◆ **Short task**
Quote the data below in full, minus the images.

◆ **Supplied information**
================
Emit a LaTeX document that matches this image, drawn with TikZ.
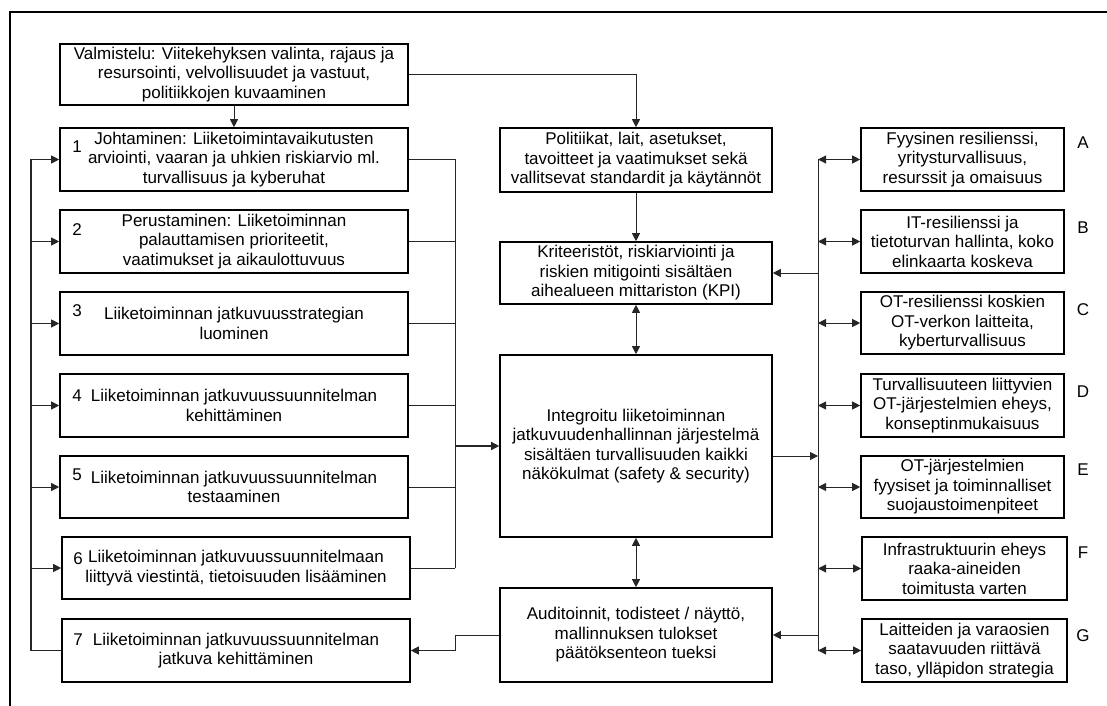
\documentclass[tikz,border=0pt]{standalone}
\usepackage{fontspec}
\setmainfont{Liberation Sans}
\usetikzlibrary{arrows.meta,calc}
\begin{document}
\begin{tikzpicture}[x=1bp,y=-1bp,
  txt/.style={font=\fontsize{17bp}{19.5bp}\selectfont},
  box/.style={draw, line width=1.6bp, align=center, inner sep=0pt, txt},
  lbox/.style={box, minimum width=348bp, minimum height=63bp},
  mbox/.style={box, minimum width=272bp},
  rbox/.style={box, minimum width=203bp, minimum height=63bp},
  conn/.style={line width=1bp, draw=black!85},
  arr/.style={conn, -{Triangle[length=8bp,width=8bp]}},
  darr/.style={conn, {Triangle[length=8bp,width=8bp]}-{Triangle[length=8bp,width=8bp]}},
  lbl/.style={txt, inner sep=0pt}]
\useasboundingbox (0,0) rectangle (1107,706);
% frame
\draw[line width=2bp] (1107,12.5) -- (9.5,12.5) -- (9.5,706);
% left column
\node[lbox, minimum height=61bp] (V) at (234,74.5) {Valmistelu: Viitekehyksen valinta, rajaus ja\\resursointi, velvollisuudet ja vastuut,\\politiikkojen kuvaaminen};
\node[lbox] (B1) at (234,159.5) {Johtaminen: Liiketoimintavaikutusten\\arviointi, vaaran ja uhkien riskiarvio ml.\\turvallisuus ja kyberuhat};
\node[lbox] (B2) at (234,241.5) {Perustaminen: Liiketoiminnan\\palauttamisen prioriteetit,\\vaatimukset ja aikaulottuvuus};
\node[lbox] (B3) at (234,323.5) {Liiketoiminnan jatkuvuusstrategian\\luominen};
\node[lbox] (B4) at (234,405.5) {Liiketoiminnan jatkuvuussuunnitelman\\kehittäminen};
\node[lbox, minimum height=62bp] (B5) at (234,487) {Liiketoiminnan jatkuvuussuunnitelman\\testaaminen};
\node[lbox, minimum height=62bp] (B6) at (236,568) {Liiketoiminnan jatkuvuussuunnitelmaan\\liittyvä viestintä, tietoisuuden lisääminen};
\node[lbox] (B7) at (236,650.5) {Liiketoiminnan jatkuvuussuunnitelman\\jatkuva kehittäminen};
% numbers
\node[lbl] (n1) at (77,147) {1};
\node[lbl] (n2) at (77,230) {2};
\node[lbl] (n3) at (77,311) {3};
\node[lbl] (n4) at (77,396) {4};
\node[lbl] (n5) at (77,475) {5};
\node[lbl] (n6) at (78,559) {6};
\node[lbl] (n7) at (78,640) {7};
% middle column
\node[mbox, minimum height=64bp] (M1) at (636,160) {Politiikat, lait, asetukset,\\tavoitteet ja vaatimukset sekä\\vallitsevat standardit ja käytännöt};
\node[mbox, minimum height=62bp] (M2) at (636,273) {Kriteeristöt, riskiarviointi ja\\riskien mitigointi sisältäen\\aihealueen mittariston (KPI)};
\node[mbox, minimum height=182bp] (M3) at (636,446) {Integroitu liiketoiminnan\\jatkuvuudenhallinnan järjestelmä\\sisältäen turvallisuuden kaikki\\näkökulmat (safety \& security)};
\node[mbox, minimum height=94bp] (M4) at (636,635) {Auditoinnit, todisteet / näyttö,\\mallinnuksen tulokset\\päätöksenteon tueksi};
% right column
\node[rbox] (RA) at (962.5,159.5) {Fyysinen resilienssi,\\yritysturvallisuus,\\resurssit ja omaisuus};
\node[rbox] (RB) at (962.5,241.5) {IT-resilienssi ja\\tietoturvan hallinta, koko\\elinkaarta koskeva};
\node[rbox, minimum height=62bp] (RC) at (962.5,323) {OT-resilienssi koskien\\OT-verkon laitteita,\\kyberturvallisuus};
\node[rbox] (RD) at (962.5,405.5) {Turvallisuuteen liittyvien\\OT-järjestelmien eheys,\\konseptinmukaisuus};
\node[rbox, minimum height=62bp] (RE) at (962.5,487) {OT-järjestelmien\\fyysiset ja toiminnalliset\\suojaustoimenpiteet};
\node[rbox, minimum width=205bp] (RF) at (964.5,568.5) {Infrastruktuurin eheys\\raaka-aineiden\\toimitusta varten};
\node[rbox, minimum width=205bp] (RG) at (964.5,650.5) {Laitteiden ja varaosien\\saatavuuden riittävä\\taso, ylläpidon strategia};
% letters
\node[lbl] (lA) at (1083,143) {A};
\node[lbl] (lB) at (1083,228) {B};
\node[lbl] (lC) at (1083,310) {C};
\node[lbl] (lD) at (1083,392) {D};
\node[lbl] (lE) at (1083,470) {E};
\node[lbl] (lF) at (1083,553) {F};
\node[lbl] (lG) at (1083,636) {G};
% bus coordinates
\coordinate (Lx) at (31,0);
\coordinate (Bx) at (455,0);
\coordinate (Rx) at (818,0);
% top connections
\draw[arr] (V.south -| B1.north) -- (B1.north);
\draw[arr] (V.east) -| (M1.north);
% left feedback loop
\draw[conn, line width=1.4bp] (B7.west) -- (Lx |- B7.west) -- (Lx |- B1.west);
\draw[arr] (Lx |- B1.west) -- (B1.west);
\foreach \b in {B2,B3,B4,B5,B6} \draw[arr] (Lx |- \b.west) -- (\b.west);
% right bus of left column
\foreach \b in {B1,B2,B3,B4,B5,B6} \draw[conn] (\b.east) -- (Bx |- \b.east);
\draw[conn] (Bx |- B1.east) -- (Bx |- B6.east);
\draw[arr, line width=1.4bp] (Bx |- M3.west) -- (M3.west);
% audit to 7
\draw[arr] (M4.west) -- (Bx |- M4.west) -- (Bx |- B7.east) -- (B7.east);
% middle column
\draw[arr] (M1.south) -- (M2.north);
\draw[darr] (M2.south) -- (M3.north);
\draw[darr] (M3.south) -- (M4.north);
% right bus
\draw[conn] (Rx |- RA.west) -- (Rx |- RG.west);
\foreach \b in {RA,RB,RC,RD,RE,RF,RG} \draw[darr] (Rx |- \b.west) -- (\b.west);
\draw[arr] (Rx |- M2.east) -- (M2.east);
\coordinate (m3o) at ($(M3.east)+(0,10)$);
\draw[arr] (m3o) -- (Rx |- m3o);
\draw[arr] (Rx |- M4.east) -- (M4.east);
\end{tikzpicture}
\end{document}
================
◆ **Solution for this task**
Emit a LaTeX document that matches this image, drawn with TikZ.
\documentclass[tikz,border=0pt]{standalone}
\usepackage{fontspec}
\setmainfont{Liberation Sans}
\usetikzlibrary{arrows.meta,calc}
\begin{document}
\begin{tikzpicture}[x=1bp,y=-1bp,
  txt/.style={font=\fontsize{17bp}{19.5bp}\selectfont},
  box/.style={draw, line width=1.6bp, align=center, inner sep=0pt, txt},
  lbox/.style={box, minimum width=348bp, minimum height=63bp},
  mbox/.style={box, minimum width=272bp},
  rbox/.style={box, minimum width=203bp, minimum height=63bp},
  conn/.style={line width=1bp, draw=black!85},
  arr/.style={conn, -{Triangle[length=8bp,width=8bp]}},
  darr/.style={conn, {Triangle[length=8bp,width=8bp]}-{Triangle[length=8bp,width=8bp]}},
  lbl/.style={txt, inner sep=0pt}]
\useasboundingbox (0,0) rectangle (1107,706);
% frame
\draw[line width=2bp] (1107,12.5) -- (9.5,12.5) -- (9.5,706);
% left column
\node[lbox, minimum height=61bp] (V) at (234,74.5) {Valmistelu: Viitekehyksen valinta, rajaus ja\\resursointi, velvollisuudet ja vastuut,\\politiikkojen kuvaaminen};
\node[lbox] (B1) at (234,159.5) {Johtaminen: Liiketoimintavaikutusten\\arviointi, vaaran ja uhkien riskiarvio ml.\\turvallisuus ja kyberuhat};
\node[lbox] (B2) at (234,241.5) {Perustaminen: Liiketoiminnan\\palauttamisen prioriteetit,\\vaatimukset ja aikaulottuvuus};
\node[lbox] (B3) at (234,323.5) {Liiketoiminnan jatkuvuusstrategian\\luominen};
\node[lbox] (B4) at (234,405.5) {Liiketoiminnan jatkuvuussuunnitelman\\kehittäminen};
\node[lbox, minimum height=62bp] (B5) at (234,487) {Liiketoiminnan jatkuvuussuunnitelman\\testaaminen};
\node[lbox, minimum height=62bp] (B6) at (236,568) {Liiketoiminnan jatkuvuussuunnitelmaan\\liittyvä viestintä, tietoisuuden lisääminen};
\node[lbox] (B7) at (236,650.5) {Liiketoiminnan jatkuvuussuunnitelman\\jatkuva kehittäminen};
% numbers
\node[lbl] (n1) at (77,147) {1};
\node[lbl] (n2) at (77,230) {2};
\node[lbl] (n3) at (77,311) {3};
\node[lbl] (n4) at (77,396) {4};
\node[lbl] (n5) at (77,475) {5};
\node[lbl] (n6) at (78,559) {6};
\node[lbl] (n7) at (78,640) {7};
% middle column
\node[mbox, minimum height=64bp] (M1) at (636,160) {Politiikat, lait, asetukset,\\tavoitteet ja vaatimukset sekä\\vallitsevat standardit ja käytännöt};
\node[mbox, minimum height=62bp] (M2) at (636,273) {Kriteeristöt, riskiarviointi ja\\riskien mitigointi sisältäen\\aihealueen mittariston (KPI)};
\node[mbox, minimum height=182bp] (M3) at (636,446) {Integroitu liiketoiminnan\\jatkuvuudenhallinnan järjestelmä\\sisältäen turvallisuuden kaikki\\näkökulmat (safety \& security)};
\node[mbox, minimum height=94bp] (M4) at (636,635) {Auditoinnit, todisteet / näyttö,\\mallinnuksen tulokset\\päätöksenteon tueksi};
% right column
\node[rbox] (RA) at (962.5,159.5) {Fyysinen resilienssi,\\yritysturvallisuus,\\resurssit ja omaisuus};
\node[rbox] (RB) at (962.5,241.5) {IT-resilienssi ja\\tietoturvan hallinta, koko\\elinkaarta koskeva};
\node[rbox, minimum height=62bp] (RC) at (962.5,323) {OT-resilienssi koskien\\OT-verkon laitteita,\\kyberturvallisuus};
\node[rbox] (RD) at (962.5,405.5) {Turvallisuuteen liittyvien\\OT-järjestelmien eheys,\\konseptinmukaisuus};
\node[rbox, minimum height=62bp] (RE) at (962.5,487) {OT-järjestelmien\\fyysiset ja toiminnalliset\\suojaustoimenpiteet};
\node[rbox, minimum width=205bp] (RF) at (964.5,568.5) {Infrastruktuurin eheys\\raaka-aineiden\\toimitusta varten};
\node[rbox, minimum width=205bp] (RG) at (964.5,650.5) {Laitteiden ja varaosien\\saatavuuden riittävä\\taso, ylläpidon strategia};
% letters
\node[lbl] (lA) at (1083,143) {A};
\node[lbl] (lB) at (1083,228) {B};
\node[lbl] (lC) at (1083,310) {C};
\node[lbl] (lD) at (1083,392) {D};
\node[lbl] (lE) at (1083,470) {E};
\node[lbl] (lF) at (1083,553) {F};
\node[lbl] (lG) at (1083,636) {G};
% bus coordinates
\coordinate (Lx) at (31,0);
\coordinate (Bx) at (455,0);
\coordinate (Rx) at (818,0);
% top connections
\draw[arr] (V.south -| B1.north) -- (B1.north);
\draw[arr] (V.east) -| (M1.north);
% left feedback loop
\draw[conn, line width=1.4bp] (B7.west) -- (Lx |- B7.west) -- (Lx |- B1.west);
\draw[arr] (Lx |- B1.west) -- (B1.west);
\foreach \b in {B2,B3,B4,B5,B6} \draw[arr] (Lx |- \b.west) -- (\b.west);
% right bus of left column
\foreach \b in {B1,B2,B3,B4,B5,B6} \draw[conn] (\b.east) -- (Bx |- \b.east);
\draw[conn] (Bx |- B1.east) -- (Bx |- B6.east);
\draw[arr, line width=1.4bp] (Bx |- M3.west) -- (M3.west);
% audit to 7
\draw[arr] (M4.west) -- (Bx |- M4.west) -- (Bx |- B7.east) -- (B7.east);
% middle column
\draw[arr] (M1.south) -- (M2.north);
\draw[darr] (M2.south) -- (M3.north);
\draw[darr] (M3.south) -- (M4.north);
% right bus
\draw[conn] (Rx |- RA.west) -- (Rx |- RG.west);
\foreach \b in {RA,RB,RC,RD,RE,RF,RG} \draw[darr] (Rx |- \b.west) -- (\b.west);
\draw[arr] (Rx |- M2.east) -- (M2.east);
\coordinate (m3o) at ($(M3.east)+(0,10)$);
\draw[arr] (m3o) -- (Rx |- m3o);
\draw[arr] (Rx |- M4.east) -- (M4.east);
\end{tikzpicture}
\end{document}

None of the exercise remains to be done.